Because this bill has the potential to be a powerful tool for censorship, it would likely be ruled unconstitutional were it to become law. Indeed, since 1989 there have been at least sixteen successful challenges to campus codes that included similarly broad and vague harassment provisions. Every one of those lawsuits has resulted in the challenged policy either being declared unconstitutional or revised as part of an out-of-court settlement. If passed, the bill is likely to violate students’ rights while leading colleges into expensive, embarrassing, and unsuccessful litigation.

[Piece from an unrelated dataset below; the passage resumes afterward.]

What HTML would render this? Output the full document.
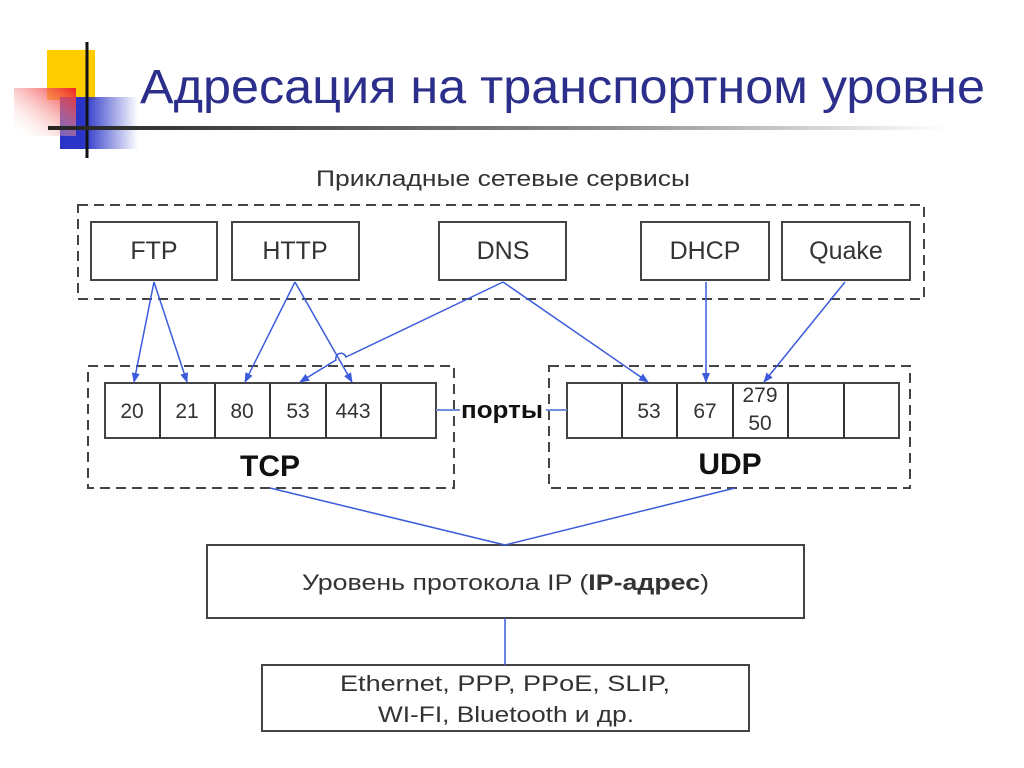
<!DOCTYPE html>
<html><head><meta charset="utf-8"><style>
html,body{margin:0;padding:0;background:#fff;}
svg{display:block;font-family:"Liberation Sans",Arial,sans-serif;}
</style></head><body>
<svg width="1024" height="768" viewBox="0 0 1024 768" xmlns="http://www.w3.org/2000/svg">
<defs>
<linearGradient id="red" x1="1" y1="0" x2="0" y2="1"><stop offset="0" stop-color="#ee2222"/><stop offset="1" stop-color="#ffffff" stop-opacity="0"/></linearGradient>
<linearGradient id="blue" x1="0" y1="0" x2="1" y2="0"><stop offset="0.3" stop-color="#2a35c8"/><stop offset="1" stop-color="#2a35c8" stop-opacity="0"/></linearGradient>
<linearGradient id="hl" x1="0" y1="0" x2="1" y2="0"><stop offset="0" stop-color="#222"/><stop offset="0.6" stop-color="#888"/><stop offset="1" stop-color="#fff"/></linearGradient>
<marker id="a" markerWidth="10" markerHeight="10" refX="9" refY="5" orient="auto" markerUnits="userSpaceOnUse"><path d="M0,1 L10,5 L0,9 z" fill="#3b5bdb"/></marker>
</defs>
<rect x="47" y="50" width="48" height="50" fill="#ffcc00"/>
<rect x="60" y="97" width="78" height="52" fill="url(#blue)"/>
<rect x="14" y="88" width="62" height="48" fill="url(#red)"/>
<line x1="87" y1="42" x2="87" y2="158" stroke="#111" stroke-width="3"/>
<rect x="48" y="126" width="900" height="4" fill="url(#hl)"/>
<text x="140" y="103" font-size="48" fill="#2b2e8a" textLength="845" lengthAdjust="spacingAndGlyphs">Адресация на транспортном уровне</text>

<text x="316" y="186" font-size="22" fill="#333" textLength="374" lengthAdjust="spacingAndGlyphs">Прикладные сетевые сервисы</text>
<g fill="none" stroke="#444" stroke-width="2" stroke-dasharray="10,6">
<rect x="78" y="205" width="846" height="94"/>
<rect x="88" y="366" width="366" height="122"/>
<rect x="549" y="366" width="361" height="122"/>
</g>
<g fill="#fff" stroke="#444" stroke-width="2">
<rect x="91" y="222" width="126" height="58"/>
<rect x="232" y="222" width="127" height="58"/>
<rect x="439" y="222" width="127" height="58"/>
<rect x="641" y="222" width="128" height="58"/>
<rect x="782" y="222" width="128" height="58"/>
<rect x="105" y="383" width="331" height="55"/>
<rect x="567" y="383" width="332" height="55"/>
<rect x="207" y="545" width="597" height="73"/>
<rect x="262" y="665" width="487" height="66"/>
</g>
<g stroke="#333" stroke-width="2">
<line x1="160" y1="383" x2="160" y2="438"/><line x1="215" y1="383" x2="215" y2="438"/><line x1="270" y1="383" x2="270" y2="438"/><line x1="326" y1="383" x2="326" y2="438"/><line x1="381" y1="383" x2="381" y2="438"/>
<line x1="622" y1="383" x2="622" y2="438"/><line x1="677" y1="383" x2="677" y2="438"/><line x1="733" y1="383" x2="733" y2="438"/><line x1="788" y1="383" x2="788" y2="438"/><line x1="844" y1="383" x2="844" y2="438"/>
</g>
<g font-size="25" fill="#333" text-anchor="middle">
<text x="154" y="259">FTP</text><text x="295" y="259">HTTP</text><text x="503" y="259">DNS</text><text x="705" y="259">DHCP</text><text x="846" y="259">Quake</text>
</g>
<g font-size="21" fill="#333" text-anchor="middle">
<text x="132" y="418">20</text><text x="187" y="418">21</text><text x="242" y="418">80</text><text x="298" y="418">53</text><text x="353" y="418">443</text>
<text x="649" y="418">53</text><text x="705" y="418">67</text><text x="760" y="402">279</text><text x="760" y="430">50</text>
</g>
<g stroke="#6f8fd8" stroke-width="2">
<line x1="436" y1="410" x2="460" y2="410"/><line x1="546" y1="410" x2="567" y2="410"/>
</g>
<text x="461" y="418" font-size="24" font-weight="bold" fill="#111" textLength="82" lengthAdjust="spacingAndGlyphs">порты</text>
<text x="270" y="476" font-size="30" font-weight="bold" text-anchor="middle" fill="#111">TCP</text>
<text x="730" y="474" font-size="30" font-weight="bold" text-anchor="middle" fill="#111">UDP</text>
<g stroke="#3b5bdb" stroke-width="1.5" fill="none" marker-end="url(#a)">
<line x1="154" y1="282" x2="134" y2="382"/>
<line x1="154" y1="282" x2="187" y2="382"/>
<line x1="295" y1="282" x2="245" y2="382"/>
<line x1="295" y1="282" x2="352" y2="382"/>
<path d="M503,282 L346,357 A5,5 0 0 0 336,360 L300,382"/>
<line x1="503" y1="282" x2="648" y2="382"/>
<line x1="706" y1="282" x2="706" y2="382"/>
<line x1="845" y1="282" x2="764" y2="382"/>
</g>
<g stroke="#3b5bdb" stroke-width="1.5">
<line x1="270" y1="488" x2="505" y2="545"/><line x1="735" y1="488" x2="505" y2="545"/>
<line x1="505" y1="618" x2="505" y2="665"/>
</g>
<text x="302" y="590" font-size="22" fill="#333" textLength="407" lengthAdjust="spacingAndGlyphs">Уровень протокола IP (<tspan font-weight="bold">IP-адрес</tspan>)</text>
<text x="340" y="691" font-size="22" fill="#333" textLength="330" lengthAdjust="spacingAndGlyphs">Ethernet, PPP, PPoE, SLIP,</text>
<text x="378" y="722" font-size="22" fill="#333" textLength="256" lengthAdjust="spacingAndGlyphs">WI-FI, Bluetooth и др.</text>
</svg>
</body></html>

As FIRE President Greg Lukianoff points out, existing law gives universities (and civil authorities) ample authority to punish the serious breach of student privacy alleged in the Clementi case. Daniel Luzer of the Washington Monthly notes that Rutgers already had in place an anti-bullying policy of the sort envisioned by the bill.

Also of concern is the Lautenberg-Holt bill’s requirement that administrators move against off-campus or online student behavior. This provision, says FIRE, in practice “is likely to compel universities to monitor student behavior in unprecedented ways – including close and comprehensive monitoring of social networking sites like Facebook and Twitter – in order to ward off potential lawsuits.”

Hate Register?

In my policy analysis “Attack of the Utility Monsters,” I wrote that one problem with hate speech laws is that the longer they stay on the books, the more they can encourage outrage over increasingly petty offenses. Here’s a story from the United Kingdom I’d certainly have included if I were writing that paper today:

A ten-year-old boy from Weston Super Mare has been put on a school “hate register” after he allegedly made a homophobic insult in the playground.

Peter Drury, a pupil of Ashcombe Primary School, is believed to have called one of his friends a “gay boy,” according to his mother.

The boy’s mum says she was called into her son’s school to be told by head teacher that another mother had heard him using homophobic language.

She claims she was told the incident would be registered and his file monitored while he was at the school.

“He doesn’t even understand about the birds and the bees, so how can he be homophobic?”

Schools are reportedly being given advice that offensive comments made by children as young as five should be recorded and kept on record until the pupil leaves secondary school.

Kids can be incredibly cruel, in both word and deed. But if we were to put every child who ever said something hurtful on a “hate register,” just how many kids would we have to register? All of them? What good would that do us?